Technical Implementation
The Orchestrator
The heart of LogSleuth is the InvestigationOrchestrator class:
class InvestigationOrchestrator:
async def investigate(
self,
incident_description: str,
time_range: str = "2h",
save_results: bool = False,
) -> Dict[str, Any]:
"""Run a complete incident investigation."""
context = InvestigationContext(
incident_description=incident_description,
time_range=time_range,
)
# Execute investigation steps
await self._step_understand(context)
await self._step_search(context)
await self._step_analyze(context)
await self._step_correlate(context)
await self._step_synthesize(context)
return self._build_final_report(context)
Each step builds on the previous one. If the search finds trace IDs, they’re passed to correlation. If analysis finds a spike, it’s highlighted in the final report.
Async & Streaming
I added async support for non-blocking execution:
async for update in investigation.investigate_stream("payment errors"):
print(f"Step: {update['step']}, Status: {update['status']}")
if update.get('data'):
process_intermediate_results(update['data'])
This enables real-time progress updates in the dashboard.
Query Caching
Repeated queries hit a cache instead of Elasticsearch:
class QueryCache:
def __init__(self, default_ttl_seconds: int = 60):
self._cache: Dict[str, Dict[str, Any]] = {}
def get(self, query_type: str, **kwargs) -> Optional[Any]:
key = self._make_key(query_type, **kwargs)
entry = self._cache.get(key)
if entry and datetime.utcnow() <= entry["expires"]:
return entry["data"]
return None
This reduces load on Elasticsearch and speeds up repeated investigations.
Lessons Learned
1. Tool Design Matters
The granularity of your tools determines how intelligently the agent can reason. I started with 3 large tools and refactored to 4 focused ones. The agent’s reasoning improved dramatically.
2. Context is King
The orchestrator maintains context across steps. Without this, each tool call would be independent, and the agent couldn’t build on previous findings.
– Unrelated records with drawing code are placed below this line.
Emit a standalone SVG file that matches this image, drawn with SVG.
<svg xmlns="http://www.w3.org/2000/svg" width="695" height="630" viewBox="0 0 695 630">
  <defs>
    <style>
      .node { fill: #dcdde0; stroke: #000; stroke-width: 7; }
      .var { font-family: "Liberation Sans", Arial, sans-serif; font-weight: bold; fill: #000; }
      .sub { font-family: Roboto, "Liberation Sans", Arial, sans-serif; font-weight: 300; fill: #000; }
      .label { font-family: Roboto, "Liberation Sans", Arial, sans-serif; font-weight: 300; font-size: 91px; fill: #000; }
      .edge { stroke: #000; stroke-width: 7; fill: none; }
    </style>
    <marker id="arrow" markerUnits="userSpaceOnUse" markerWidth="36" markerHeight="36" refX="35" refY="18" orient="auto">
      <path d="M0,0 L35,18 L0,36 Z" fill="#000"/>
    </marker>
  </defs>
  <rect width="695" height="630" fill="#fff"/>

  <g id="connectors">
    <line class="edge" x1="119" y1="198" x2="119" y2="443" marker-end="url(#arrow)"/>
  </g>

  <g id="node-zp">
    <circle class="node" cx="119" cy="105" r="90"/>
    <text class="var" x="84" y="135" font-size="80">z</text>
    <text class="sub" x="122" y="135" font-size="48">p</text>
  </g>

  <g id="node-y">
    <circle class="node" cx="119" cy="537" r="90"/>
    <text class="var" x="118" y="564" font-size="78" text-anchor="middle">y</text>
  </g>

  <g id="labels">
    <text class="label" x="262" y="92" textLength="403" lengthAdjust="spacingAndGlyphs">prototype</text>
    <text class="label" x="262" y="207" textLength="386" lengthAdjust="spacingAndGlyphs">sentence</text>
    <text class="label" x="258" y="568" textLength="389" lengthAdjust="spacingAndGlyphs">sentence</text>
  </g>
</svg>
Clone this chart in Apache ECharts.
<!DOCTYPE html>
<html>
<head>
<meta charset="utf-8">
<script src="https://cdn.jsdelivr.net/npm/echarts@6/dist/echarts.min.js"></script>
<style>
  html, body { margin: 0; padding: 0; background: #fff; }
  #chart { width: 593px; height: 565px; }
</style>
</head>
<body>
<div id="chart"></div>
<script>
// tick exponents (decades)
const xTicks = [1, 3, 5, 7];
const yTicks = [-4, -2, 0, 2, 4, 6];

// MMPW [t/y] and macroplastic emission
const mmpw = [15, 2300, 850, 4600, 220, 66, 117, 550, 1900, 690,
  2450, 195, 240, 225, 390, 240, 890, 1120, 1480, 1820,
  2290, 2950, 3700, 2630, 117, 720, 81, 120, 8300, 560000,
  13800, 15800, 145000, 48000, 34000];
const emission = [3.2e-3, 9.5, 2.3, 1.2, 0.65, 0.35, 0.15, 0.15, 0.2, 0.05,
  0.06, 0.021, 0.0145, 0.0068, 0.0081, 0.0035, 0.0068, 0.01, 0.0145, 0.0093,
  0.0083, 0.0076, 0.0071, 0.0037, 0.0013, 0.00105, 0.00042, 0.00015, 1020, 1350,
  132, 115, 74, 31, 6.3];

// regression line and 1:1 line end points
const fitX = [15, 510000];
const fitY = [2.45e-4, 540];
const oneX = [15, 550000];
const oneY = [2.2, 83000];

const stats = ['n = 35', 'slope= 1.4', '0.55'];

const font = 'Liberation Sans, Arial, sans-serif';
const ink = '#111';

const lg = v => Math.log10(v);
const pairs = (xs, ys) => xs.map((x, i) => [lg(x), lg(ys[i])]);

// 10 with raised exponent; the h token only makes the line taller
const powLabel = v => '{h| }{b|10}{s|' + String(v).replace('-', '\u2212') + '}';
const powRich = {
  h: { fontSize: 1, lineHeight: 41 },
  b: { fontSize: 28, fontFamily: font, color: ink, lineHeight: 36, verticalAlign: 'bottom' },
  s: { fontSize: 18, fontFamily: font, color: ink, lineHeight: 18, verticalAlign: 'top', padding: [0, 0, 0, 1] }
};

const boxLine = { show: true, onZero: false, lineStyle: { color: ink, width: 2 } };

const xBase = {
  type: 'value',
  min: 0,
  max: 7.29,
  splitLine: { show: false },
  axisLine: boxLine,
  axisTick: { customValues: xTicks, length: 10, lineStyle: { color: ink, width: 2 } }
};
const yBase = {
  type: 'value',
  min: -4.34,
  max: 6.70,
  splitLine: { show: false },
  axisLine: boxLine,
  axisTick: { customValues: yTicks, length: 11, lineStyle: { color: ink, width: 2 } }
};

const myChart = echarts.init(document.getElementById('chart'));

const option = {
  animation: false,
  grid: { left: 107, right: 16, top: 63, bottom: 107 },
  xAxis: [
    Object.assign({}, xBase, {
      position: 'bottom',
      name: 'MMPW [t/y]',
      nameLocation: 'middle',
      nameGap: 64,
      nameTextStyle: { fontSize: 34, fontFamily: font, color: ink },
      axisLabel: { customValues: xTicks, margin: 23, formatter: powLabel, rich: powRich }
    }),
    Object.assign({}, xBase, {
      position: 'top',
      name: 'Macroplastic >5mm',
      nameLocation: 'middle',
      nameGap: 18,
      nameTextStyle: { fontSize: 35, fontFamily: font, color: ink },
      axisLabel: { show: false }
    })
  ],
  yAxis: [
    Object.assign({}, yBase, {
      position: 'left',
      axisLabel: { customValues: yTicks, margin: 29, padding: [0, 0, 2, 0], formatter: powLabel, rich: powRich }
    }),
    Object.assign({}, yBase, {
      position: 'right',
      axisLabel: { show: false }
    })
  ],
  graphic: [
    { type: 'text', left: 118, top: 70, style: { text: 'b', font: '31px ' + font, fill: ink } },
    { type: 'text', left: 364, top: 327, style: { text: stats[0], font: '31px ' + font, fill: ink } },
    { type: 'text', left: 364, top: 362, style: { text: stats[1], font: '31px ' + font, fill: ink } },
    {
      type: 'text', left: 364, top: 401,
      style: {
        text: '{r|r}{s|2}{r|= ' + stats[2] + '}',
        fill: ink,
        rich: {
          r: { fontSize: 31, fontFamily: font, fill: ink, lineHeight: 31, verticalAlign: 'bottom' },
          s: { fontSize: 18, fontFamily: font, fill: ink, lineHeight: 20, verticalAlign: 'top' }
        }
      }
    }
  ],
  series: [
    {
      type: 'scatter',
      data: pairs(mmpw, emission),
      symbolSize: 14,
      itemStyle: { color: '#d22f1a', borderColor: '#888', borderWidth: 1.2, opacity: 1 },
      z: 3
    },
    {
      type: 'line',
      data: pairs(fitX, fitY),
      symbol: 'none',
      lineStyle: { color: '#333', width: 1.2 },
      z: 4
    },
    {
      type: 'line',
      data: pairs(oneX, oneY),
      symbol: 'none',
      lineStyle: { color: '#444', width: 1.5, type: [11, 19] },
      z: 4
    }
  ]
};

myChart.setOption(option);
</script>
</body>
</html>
3. Visualizations Beat Text
Engineers understand a Sankey diagram faster than 20 lines of log output. Invest in visualization.
4. Learn from History
The knowledge base feature wasn’t in my original plan, but it became the key differentiator. Teams don’t just want to solve incidents—they want to prevent solving the same incident twice.
Try It Yourself
LogSleuth is open source:
-
Clone the repository
git clone https://github.com/AbisoyeAlli/logsleuth cd logsleuth -
Set up environment
python -m venv venv source venv/bin/activate pip install -r requirements.txt -
Configure Elasticsearch
cp .env.example .env # Edit .env with your Elasticsearch credentials -
Load demo data
python scripts/setup_elasticsearch.py -
Run the dashboard
streamlit run src/dashboard.py
What’s Next
I am exploring:
- Slack/PagerDuty integration for chat-based investigations
- Anomaly detection with Elastic ML for smarter spike detection
- Automated remediation for common issues
- Multi-cluster support for organizations with distributed infrastructure
Conclusion
Incident response doesn’t have to be painful. With Elastic Agent Builder, I built an AI agent that:
- Investigates incidents in seconds, not hours
- Shows exactly how errors propagate with visual diagrams
- Learns from every investigation to prevent repeat issues
- Integrates natively with Elasticsearch and Kibana
The result? 91% faster incident resolution. More sleep for on-call engineers. Less revenue lost to downtime.
That’s LogSleuth. Stop drowning in logs. Start solving incidents.